◆ **YOUR OBJECTIVE**
Set down each line of the material that follows, exactly, with no pictures.

** START SOURCE MATERIAL **

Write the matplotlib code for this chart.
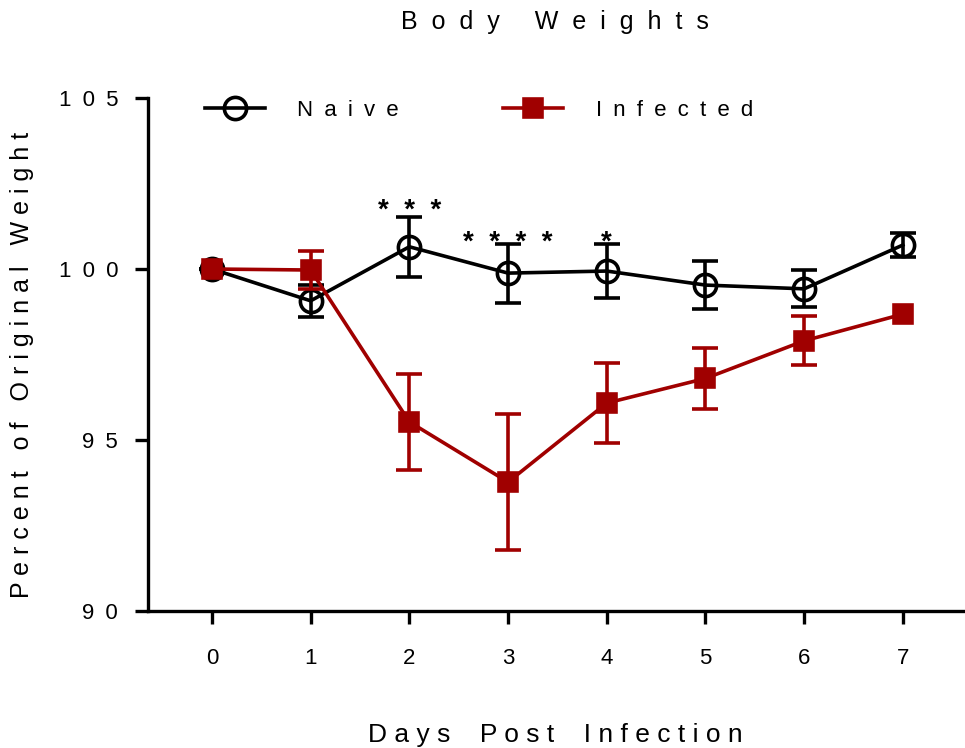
import matplotlib
matplotlib.use("Agg")
import matplotlib.pyplot as plt

# =========================
# DATA
# =========================
days = [0, 1, 2, 3, 4, 5, 6, 7]
naive_mean = [100.0, 99.07, 100.65, 99.88, 99.94, 99.53, 99.42, 100.70]
naive_err = [0.0, 0.47, 0.88, 0.86, 0.79, 0.70, 0.54, 0.34]
infected_mean = [100.0, 99.97, 95.53, 93.77, 96.08, 96.80, 97.90, 98.68]
infected_err = [0.0, 0.55, 1.40, 2.00, 1.17, 0.90, 0.72, 0.0]

star_days = [2, 3, 4]
star_labels = ["*  *  *", "*  *  *  *", "*"]
star_y = [101.70, 100.76, 100.76]

yticks = [90, 95, 100, 105]
ytick_labels = ["9\u20020", "9\u20025", "1\u20020\u20020", "1\u20020\u20025"]

RED = "#a00000"
FONT = ["Liberation Sans", "DejaVu Sans"]
EN = "\u2002"


def spaced(s, gap=" ", word="   "):
    return word.join(gap.join(w) for w in s.split(" "))


# =========================
# FIGURE
# =========================
plt.rcParams["font.family"] = FONT
fig = plt.figure(figsize=(9.65, 7.48), dpi=100)
ax = fig.add_axes([148 / 965, 1 - 611 / 748, 1 - 148 / 965, (611 - 98) / 748])

naive = ax.errorbar(days, naive_mean, yerr=naive_err, color="black", lw=2.6,
                    marker="o", ms=16, mfc="none", mec="black", mew=2.6,
                    capsize=9.5, capthick=2.6, elinewidth=2.6, zorder=3)
infected = ax.errorbar(days, infected_mean, yerr=infected_err, color=RED, lw=2.6,
                       marker="s", ms=13.5, mfc=RED, mec=RED, mew=2.6,
                       capsize=9.5, capthick=2.6, elinewidth=2.6, zorder=4)

# hide caps where the error is too small to show (GraphPad style)
for cap in infected.lines[1]:
    ys = cap.get_ydata()
    keep = [abs(y - m) > 1e-9 for y, m in zip(ys, infected_mean)]
    cap.set_markevery(keep)

for d, lab, y in zip(star_days, star_labels, star_y):
    ax.text(d, y, lab, ha="center", va="center", fontsize=20, fontweight="bold")

# =========================
# AXES STYLE
# =========================
ax.set_xlim(-0.648, 7.63)
ax.set_ylim(90, 105)
ax.spines["top"].set_visible(False)
ax.spines["right"].set_visible(False)
for s in ["left", "bottom"]:
    ax.spines[s].set_linewidth(2.4)

ax.set_xticks(days)
ax.set_xticklabels([str(d) for d in days], fontsize=16)
ax.set_yticks(yticks)
ax.set_yticklabels(ytick_labels, fontsize=16)
ax.tick_params(axis="both", width=2.4, length=9.5, direction="out")
ax.tick_params(axis="x", pad=17)
ax.tick_params(axis="y", pad=12)

fig.text(555 / 965, 1 - 735 / 748, spaced("Days Post Infection", " ", "    "),
         ha="center", va="center", fontsize=19)
fig.text(22 / 965, 1 - 365 / 748, spaced("Percent of Original Weight"),
         rotation=90, ha="center", va="center", fontsize=18)
fig.text(555 / 965, 1 - 22 / 748, spaced("Body Weights", "  ", "     "),
         ha="center", va="center", fontsize=18)

ax.legend([naive.lines[0], infected.lines[0]],
          [spaced("Naive", EN), spaced("Infected", EN)],
          loc="center left", bbox_to_anchor=(205 / 965, 1 - 110 / 748),
          bbox_transform=fig.transFigure, ncol=2, frameon=False, fontsize=16,
          borderpad=0, borderaxespad=0, handlelength=2.7, handletextpad=1.45,
          columnspacing=4.7)

fig.savefig("out.png", dpi=100)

** END SOURCE MATERIAL **

◆ **SOLUTION TO THIS PROBLEM**
Write the matplotlib code for this chart.
import matplotlib
matplotlib.use("Agg")
import matplotlib.pyplot as plt

# =========================
# DATA
# =========================
days = [0, 1, 2, 3, 4, 5, 6, 7]
naive_mean = [100.0, 99.07, 100.65, 99.88, 99.94, 99.53, 99.42, 100.70]
naive_err = [0.0, 0.47, 0.88, 0.86, 0.79, 0.70, 0.54, 0.34]
infected_mean = [100.0, 99.97, 95.53, 93.77, 96.08, 96.80, 97.90, 98.68]
infected_err = [0.0, 0.55, 1.40, 2.00, 1.17, 0.90, 0.72, 0.0]

star_days = [2, 3, 4]
star_labels = ["*  *  *", "*  *  *  *", "*"]
star_y = [101.70, 100.76, 100.76]

yticks = [90, 95, 100, 105]
ytick_labels = ["9\u20020", "9\u20025", "1\u20020\u20020", "1\u20020\u20025"]

RED = "#a00000"
FONT = ["Liberation Sans", "DejaVu Sans"]
EN = "\u2002"


def spaced(s, gap=" ", word="   "):
    return word.join(gap.join(w) for w in s.split(" "))


# =========================
# FIGURE
# =========================
plt.rcParams["font.family"] = FONT
fig = plt.figure(figsize=(9.65, 7.48), dpi=100)
ax = fig.add_axes([148 / 965, 1 - 611 / 748, 1 - 148 / 965, (611 - 98) / 748])

naive = ax.errorbar(days, naive_mean, yerr=naive_err, color="black", lw=2.6,
                    marker="o", ms=16, mfc="none", mec="black", mew=2.6,
                    capsize=9.5, capthick=2.6, elinewidth=2.6, zorder=3)
infected = ax.errorbar(days, infected_mean, yerr=infected_err, color=RED, lw=2.6,
                       marker="s", ms=13.5, mfc=RED, mec=RED, mew=2.6,
                       capsize=9.5, capthick=2.6, elinewidth=2.6, zorder=4)

# hide caps where the error is too small to show (GraphPad style)
for cap in infected.lines[1]:
    ys = cap.get_ydata()
    keep = [abs(y - m) > 1e-9 for y, m in zip(ys, infected_mean)]
    cap.set_markevery(keep)

for d, lab, y in zip(star_days, star_labels, star_y):
    ax.text(d, y, lab, ha="center", va="center", fontsize=20, fontweight="bold")

# =========================
# AXES STYLE
# =========================
ax.set_xlim(-0.648, 7.63)
ax.set_ylim(90, 105)
ax.spines["top"].set_visible(False)
ax.spines["right"].set_visible(False)
for s in ["left", "bottom"]:
    ax.spines[s].set_linewidth(2.4)

ax.set_xticks(days)
ax.set_xticklabels([str(d) for d in days], fontsize=16)
ax.set_yticks(yticks)
ax.set_yticklabels(ytick_labels, fontsize=16)
ax.tick_params(axis="both", width=2.4, length=9.5, direction="out")
ax.tick_params(axis="x", pad=17)
ax.tick_params(axis="y", pad=12)

fig.text(555 / 965, 1 - 735 / 748, spaced("Days Post Infection", " ", "    "),
         ha="center", va="center", fontsize=19)
fig.text(22 / 965, 1 - 365 / 748, spaced("Percent of Original Weight"),
         rotation=90, ha="center", va="center", fontsize=18)
fig.text(555 / 965, 1 - 22 / 748, spaced("Body Weights", "  ", "     "),
         ha="center", va="center", fontsize=18)

ax.legend([naive.lines[0], infected.lines[0]],
          [spaced("Naive", EN), spaced("Infected", EN)],
          loc="center left", bbox_to_anchor=(205 / 965, 1 - 110 / 748),
          bbox_transform=fig.transFigure, ncol=2, frameon=False, fontsize=16,
          borderpad=0, borderaxespad=0, handlelength=2.7, handletextpad=1.45,
          columnspacing=4.7)

fig.savefig("out.png", dpi=100)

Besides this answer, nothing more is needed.